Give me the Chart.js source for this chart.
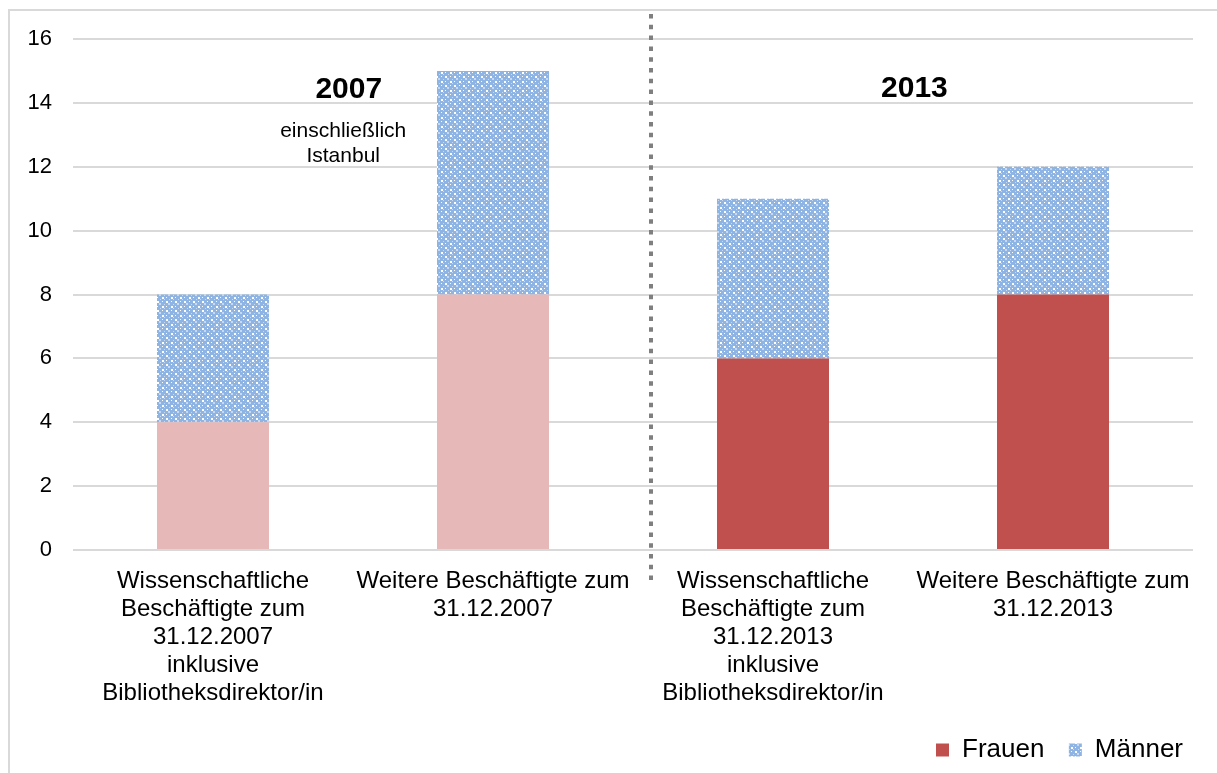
<!DOCTYPE html>
<html lang="de">
  <head>
    <meta charset="UTF-8">
    <title>Beschäftigte 2007 / 2013</title>
    <script src="https://cdn.jsdelivr.net/npm/chart.js@4.4.0/dist/chart.umd.min.js"></script>
    <style>
      html, body { margin: 0; padding: 0; background: #fff; }
      #wrap { position: absolute; left: 0; top: 0; width: 1217px; height: 773px; }
    </style>
  </head>
  <body>
    <div id="wrap"><canvas id="chart"></canvas></div>
    <script type="text/javascript">
      const categories = [
        ['Wissenschaftliche', 'Beschäftigte zum', '31.12.2007', 'inklusive', 'Bibliotheksdirektor/in'],
        ['Weitere Beschäftigte zum', '31.12.2007'],
        ['Wissenschaftliche', 'Beschäftigte zum', '31.12.2013', 'inklusive', 'Bibliotheksdirektor/in'],
        ['Weitere Beschäftigte zum', '31.12.2013']
      ]
      const frauen = [4, 8, 6, 8]
      const maenner = [4, 7, 5, 4]
      const frauenColors = ['#E6B8B7', '#E6B8B7', '#C0504D', '#C0504D']

      // small blue/white tile like the office "plaid" fill
      function makePattern () {
        const c = document.createElement('canvas')
        c.width = 9
        c.height = 9
        const g = c.getContext('2d')
        g.fillStyle = '#8DB4E2'
        g.fillRect(0, 0, 9, 9)
        g.fillStyle = '#ffffff'
        g.fillRect(0, 0, 2, 2)
        g.fillRect(4, 4, 2, 2)
        g.fillRect(0, 4, 1, 1)
        g.fillRect(4, 0, 1, 1)
        g.fillStyle = '#C6D9F1'
        g.fillRect(2, 2, 1, 1)
        g.fillRect(6, 6, 2, 2)
        g.fillRect(7, 2, 1, 1)
        g.fillRect(2, 7, 1, 1)
        return g.createPattern(c, 'repeat')
      }
      const blue = makePattern()

      const font = 'Liberation Sans, Arial, sans-serif'

      const extras = {
        id: 'extras',
        beforeDraw (chart) {
          const ctx = chart.ctx
          ctx.save()
          ctx.fillStyle = '#d9d9d9'
          ctx.fillRect(8, 9, 2, 773)
          ctx.fillRect(8, 9, 1217, 2)
          ctx.restore()
        },
        afterDatasetsDraw (chart) {
          const ctx = chart.ctx
          const x = chart.scales.x
          const y = chart.scales.y
          const a = chart.chartArea
          ctx.save()
          // dotted separator between 2007 and 2013
          const sx = Math.round(x.getPixelForValue(1.565))
          ctx.strokeStyle = '#7f7f7f'
          ctx.lineWidth = 4
          ctx.setLineDash([4.5, 6.3])
          ctx.beginPath()
          ctx.moveTo(sx, a.top - 25)
          ctx.lineTo(sx, a.bottom + 36)
          ctx.stroke()
          ctx.setLineDash([])

          ctx.fillStyle = '#000'
          ctx.textAlign = 'center'
          ctx.textBaseline = 'middle'
          ctx.font = 'bold 30px ' + font
          ctx.fillText('2007', x.getPixelForValue(0.485), y.getPixelForValue(14.4))
          ctx.fillText('2013', x.getPixelForValue(2.505), y.getPixelForValue(14.45))
          ctx.font = '21px ' + font
          ctx.fillText('einschließlich', x.getPixelForValue(0.465), y.getPixelForValue(13.12))
          ctx.fillText('Istanbul', x.getPixelForValue(0.465), y.getPixelForValue(12.32))
          ctx.restore()
        }
      }

      const ctx = document.getElementById('chart').getContext('2d')
      const chart = new Chart(ctx, {
        type: 'bar',
        data: {
          labels: categories,
          datasets: [
            {
              label: 'Frauen',
              data: frauen,
              backgroundColor: frauenColors,
              borderWidth: 0
            },
            {
              label: 'Männer',
              data: maenner,
              backgroundColor: blue,
              borderWidth: 0
            }
          ]
        },
        options: {
          responsive: true,
          maintainAspectRatio: false,
          animation: false,
          datasets: { bar: { barPercentage: 0.4, categoryPercentage: 1 } },
          layout: { padding: { top: 39, right: 24, left: 0, bottom: 0 } },
          scales: {
            x: {
              stacked: true,
              grid: { display: false },
              border: { display: false },
              ticks: {
                color: '#000',
                maxRotation: 0,
                autoSkip: false,
                padding: 9,
                font: { family: font, size: 24, lineHeight: 1.17 }
              },
              afterFit (scale) { scale.height = 177 }
            },
            y: {
              stacked: true,
              min: 0,
              max: 16,
              border: { display: false },
              grid: { color: '#d9d9d9', lineWidth: 2, drawTicks: false },
              ticks: {
                stepSize: 2,
                color: '#000',
                padding: 21,
                font: { family: font, size: 22 }
              },
              afterFit (scale) { scale.width = 73 }
            }
          },
          plugins: {
            tooltip: { enabled: false },
            legend: {
              position: 'bottom',
              align: 'end',
              labels: {
                color: '#000',
                boxWidth: 13,
                boxHeight: 13,
                padding: 10,
                font: { family: font, size: 26 },
                generateLabels () {
                  return [
                    { text: 'Frauen  ', fillStyle: '#C0504D', strokeStyle: '#C0504D', lineWidth: 0, datasetIndex: 0 },
                    { text: 'Männer', fillStyle: blue, strokeStyle: '#8DB4E2', lineWidth: 0, datasetIndex: 1 }
                  ]
                }
              }
            }
          }
        },
        plugins: [extras]
      })
    </script>
  </body>
</html>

:::::

SHORT TASK
Everything from the first line of the listing above through the line that contains "['#E6B8B7', '#E6B8B7', '#C0504D', '#C0504D']" is to be restated word for word, minus the pictures.

IN RESPONSE
Give me the Chart.js source for this chart.
<!DOCTYPE html>
<html lang="de">
  <head>
    <meta charset="UTF-8">
    <title>Beschäftigte 2007 / 2013</title>
    <script src="https://cdn.jsdelivr.net/npm/chart.js@4.4.0/dist/chart.umd.min.js"></script>
    <style>
      html, body { margin: 0; padding: 0; background: #fff; }
      #wrap { position: absolute; left: 0; top: 0; width: 1217px; height: 773px; }
    </style>
  </head>
  <body>
    <div id="wrap"><canvas id="chart"></canvas></div>
    <script type="text/javascript">
      const categories = [
        ['Wissenschaftliche', 'Beschäftigte zum', '31.12.2007', 'inklusive', 'Bibliotheksdirektor/in'],
        ['Weitere Beschäftigte zum', '31.12.2007'],
        ['Wissenschaftliche', 'Beschäftigte zum', '31.12.2013', 'inklusive', 'Bibliotheksdirektor/in'],
        ['Weitere Beschäftigte zum', '31.12.2013']
      ]
      const frauen = [4, 8, 6, 8]
      const maenner = [4, 7, 5, 4]
      const frauenColors = ['#E6B8B7', '#E6B8B7', '#C0504D', '#C0504D']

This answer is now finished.